The next morning, it was more of the same, but in a different order. Wake up, get violently ill, go to treatment, listen to bop rock for five hours, go home, play "Chicken" with thoughts of foods that make me sick and doze. By Saturday, I was able to move around a bit more, but not much. I watched TV nearly all day and felt pretty successful when I was able to eat some chicken nuggets and tater tots. Sunday was a little better, but definitely not 100%.
Oddly enough, today is probably the first day I feel like I'm back close to normal (or the "new normal" I've been able to redefine through this experience). I had my onc appointment yesterday, and it was nothing but good news: my neutrophil count is back above 2,000, so I don't need to worry as much about getting sick, my white blood cell counts are good, and I'm on the downhill slide for my treatment. My onc even managed to schedule my CT scan and port removal before December ends so that it can all be counted under my "out-of-pocket expenses" on my 2011 insurance, which is huge for me since that'll probably hit my cap and save me some cash.
So, that's where I'm at. I'm nearly back to normal, and I've only got one chemo treatment left now...next Tuesday, and it's only Bleo, which takes me about an hour and the only side effect is jittery legs from putting Benadryl in my IV.

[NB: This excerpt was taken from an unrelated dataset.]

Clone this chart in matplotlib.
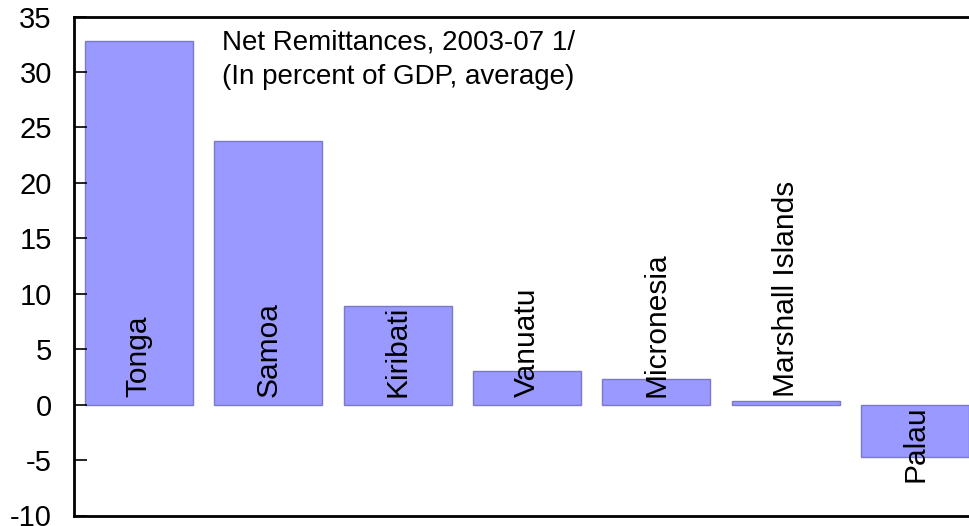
import matplotlib.pyplot as plt
import numpy as np

plt.rcParams['font.family'] = ['Liberation Sans', 'DejaVu Sans']
plt.rcParams['axes.unicode_minus'] = False

countries = ['Tonga', 'Samoa', 'Kiribati', 'Vanuatu', 'Micronesia',
             'Marshall Islands', 'Palau']
remittances = [32.8, 23.8, 8.9, 3.0, 2.3, 0.35, -4.7]
yticks = [-10, -5, 0, 5, 10, 15, 20, 25, 30, 35]

fig = plt.figure(figsize=(9.7, 5.26), dpi=100)
ax = fig.add_axes([74 / 970, 10.5 / 526, 906 / 970, 499 / 526])

x = np.arange(len(countries))
ax.bar(x, remittances, width=0.834, color='#9999ff',
       edgecolor='#7a7ac8', linewidth=1)

# country names written vertically inside the bars
for xi, name, val in zip(x, countries, remittances):
    ypos = 0.7 if val >= 0 else -7.0
    ax.text(xi, ypos, name, rotation=90, ha='center', va='bottom',
            fontsize=21.5)

ax.text(0.64, 33.8, 'Net Remittances, 2003-07 1/\n(In percent of GDP, average)',
        ha='left', va='top', fontsize=20, linespacing=1.42)

ax.set_xlim(-0.5, 6.5)
ax.set_ylim(-10, 35)
ax.set_yticks(yticks)
ax.set_xticks([])
ax.tick_params(axis='y', direction='in', length=9, width=1.2, pad=16,
               labelsize=21)
for side in ['left', 'top', 'bottom']:
    ax.spines[side].set_linewidth(2)
ax.spines['right'].set_visible(False)

plt.savefig('out.png', dpi=100)
plt.close('all')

While the past five days have been horrible with nausea, it really hasn't been anything unbearable at all. I noticed that, whenever I worry about throwing up, that all disappears after it happens. I freak out, feeling like crap, not wanting to throw up, and then when it happens, I realize it wasn't that bad and I feel a whole lot better. The only downside is, after I'm done I look in the mirror and see this pale, bony, sweaty bald guy looking back at me and I think I've encountered one of the vampires from "I Am Legend," which is a bit unsettling. Fortunately, now I know that Captain Crunch and Burger King is like garlic for these beasts, so that should be able to keep them at bay.
I'll wait to get really introspective on this entire process until it's officially over, but looking at the point I'm at now and where I've come from, I've been pretty happy with all of it. Cancer is a bit of a roadbump, but it really hasn't been the "show-stopping event" that I thought it might be. Total tally, over the course of my diagnosis, surgery and treatments, I think I've missed four days of work. During that time, I also managed to get through my 135-hour EMT course (although it's not finished...my final test will be a couple weeks after treatment ends), launch a couple of new projects at work and continue the minimum amount of updates on my Civil War-era house that allow me to feel not completely worthless. Of course, nearly all of my productivity happened on weeks where I wasn't going through "marathon chemo," but I'm still happy with how it's been going.
So that's where I'm at right now. Nearly back to normal, excited to eat large amounts of food this Thursday, and counting down the days until my final treatment is over and I can get that last CT scan to see if my cancer is totally gone. If it's not, no biggie...I know now that I can handle chemo (even with some nausea) and if it requires surgery, so be it. It's not like there's anything more I can be doing, and if this experience has taught me anything, it's that you can only do so much with what life deals you. An obstacle isn't made any easier to overcome by worrying, crying, griping or getting angry. The only thing I've found that makes a tough situation easier is laughing about it and doing what you've got to do to put it behind you.